— Given problem —
Emit a verbatim copy of the lines below from the line with "Write a LaTeX" through the line with "rectangle (1118, 940);", excluding pictures and everything outside that range.

— Excerpted records —
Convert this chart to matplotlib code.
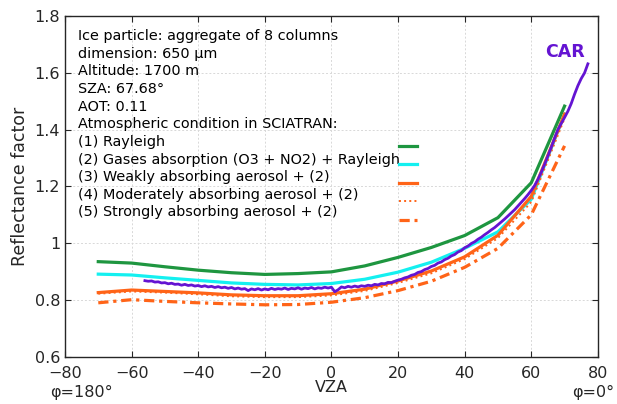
---
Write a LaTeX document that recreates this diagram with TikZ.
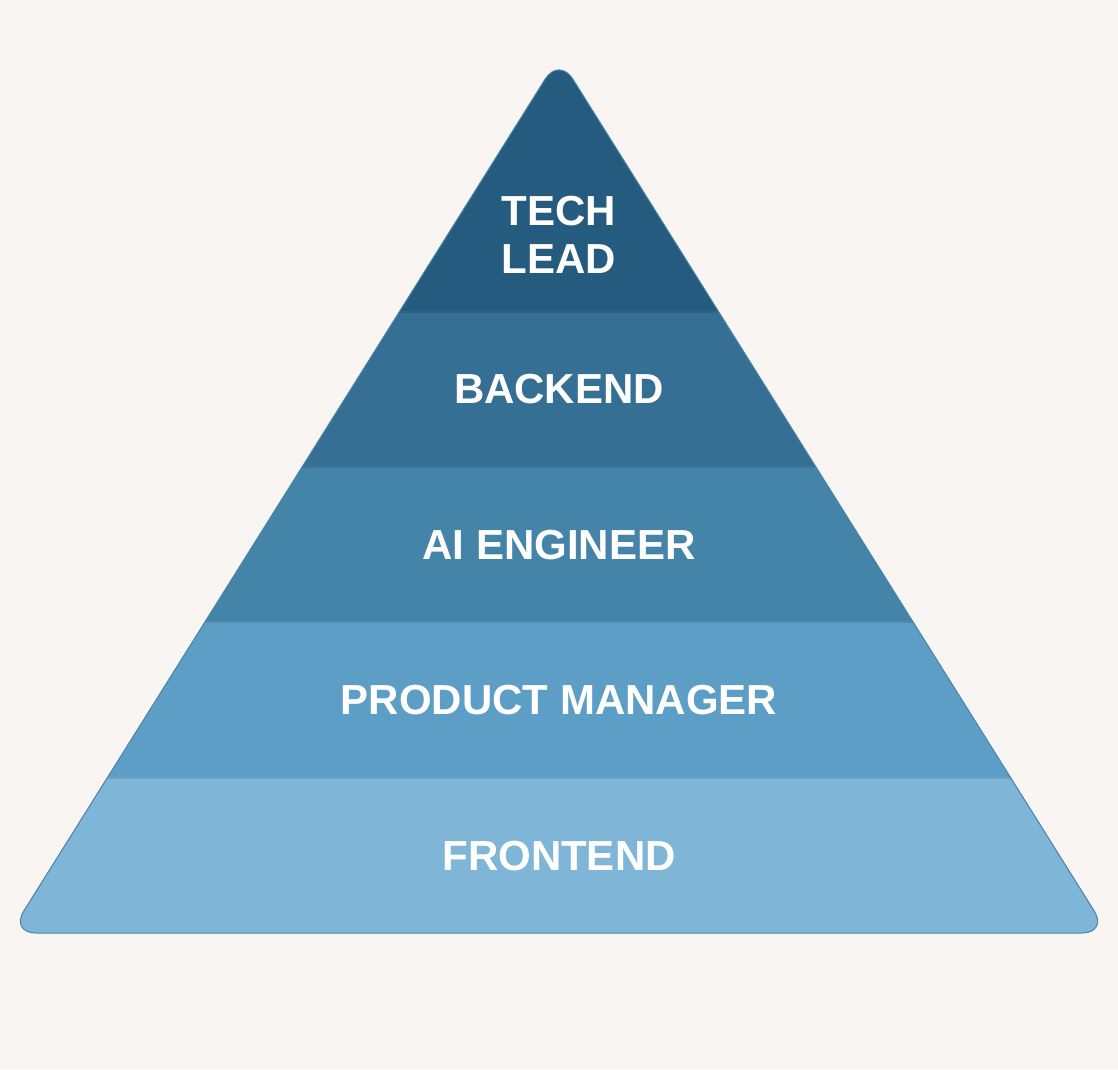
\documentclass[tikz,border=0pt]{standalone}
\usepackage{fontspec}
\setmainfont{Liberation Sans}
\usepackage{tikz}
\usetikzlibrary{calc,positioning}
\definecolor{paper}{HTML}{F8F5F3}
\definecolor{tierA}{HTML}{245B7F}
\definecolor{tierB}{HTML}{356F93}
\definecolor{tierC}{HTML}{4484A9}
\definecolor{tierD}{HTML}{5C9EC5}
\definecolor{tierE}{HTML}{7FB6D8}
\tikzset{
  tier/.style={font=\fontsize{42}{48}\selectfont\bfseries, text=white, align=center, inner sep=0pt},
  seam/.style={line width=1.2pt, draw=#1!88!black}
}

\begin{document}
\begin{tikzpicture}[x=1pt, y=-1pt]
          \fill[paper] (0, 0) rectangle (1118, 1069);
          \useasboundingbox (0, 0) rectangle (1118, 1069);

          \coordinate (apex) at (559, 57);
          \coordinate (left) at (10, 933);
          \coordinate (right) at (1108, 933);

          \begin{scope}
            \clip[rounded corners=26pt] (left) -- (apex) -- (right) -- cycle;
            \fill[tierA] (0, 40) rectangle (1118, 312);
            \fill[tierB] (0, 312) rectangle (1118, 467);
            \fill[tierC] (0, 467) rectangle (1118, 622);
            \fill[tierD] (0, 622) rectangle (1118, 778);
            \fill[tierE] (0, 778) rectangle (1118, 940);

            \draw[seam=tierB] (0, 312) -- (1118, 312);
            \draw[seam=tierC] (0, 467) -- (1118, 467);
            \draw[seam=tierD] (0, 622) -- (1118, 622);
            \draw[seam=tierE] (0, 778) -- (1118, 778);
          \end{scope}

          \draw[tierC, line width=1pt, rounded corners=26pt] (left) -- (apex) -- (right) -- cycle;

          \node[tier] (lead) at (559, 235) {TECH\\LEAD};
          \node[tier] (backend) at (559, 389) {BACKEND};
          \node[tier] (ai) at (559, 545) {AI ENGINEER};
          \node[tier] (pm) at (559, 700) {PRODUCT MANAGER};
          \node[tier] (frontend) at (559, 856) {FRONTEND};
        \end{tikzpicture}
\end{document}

— Response —
Write a LaTeX document that recreates this diagram with TikZ.
\documentclass[tikz,border=0pt]{standalone}
\usepackage{fontspec}
\setmainfont{Liberation Sans}
\usepackage{tikz}
\usetikzlibrary{calc,positioning}
\definecolor{paper}{HTML}{F8F5F3}
\definecolor{tierA}{HTML}{245B7F}
\definecolor{tierB}{HTML}{356F93}
\definecolor{tierC}{HTML}{4484A9}
\definecolor{tierD}{HTML}{5C9EC5}
\definecolor{tierE}{HTML}{7FB6D8}
\tikzset{
  tier/.style={font=\fontsize{42}{48}\selectfont\bfseries, text=white, align=center, inner sep=0pt},
  seam/.style={line width=1.2pt, draw=#1!88!black}
}

\begin{document}
\begin{tikzpicture}[x=1pt, y=-1pt]
          \fill[paper] (0, 0) rectangle (1118, 1069);
          \useasboundingbox (0, 0) rectangle (1118, 1069);

          \coordinate (apex) at (559, 57);
          \coordinate (left) at (10, 933);
          \coordinate (right) at (1108, 933);

          \begin{scope}
            \clip[rounded corners=26pt] (left) -- (apex) -- (right) -- cycle;
            \fill[tierA] (0, 40) rectangle (1118, 312);
            \fill[tierB] (0, 312) rectangle (1118, 467);
            \fill[tierC] (0, 467) rectangle (1118, 622);
            \fill[tierD] (0, 622) rectangle (1118, 778);
            \fill[tierE] (0, 778) rectangle (1118, 940);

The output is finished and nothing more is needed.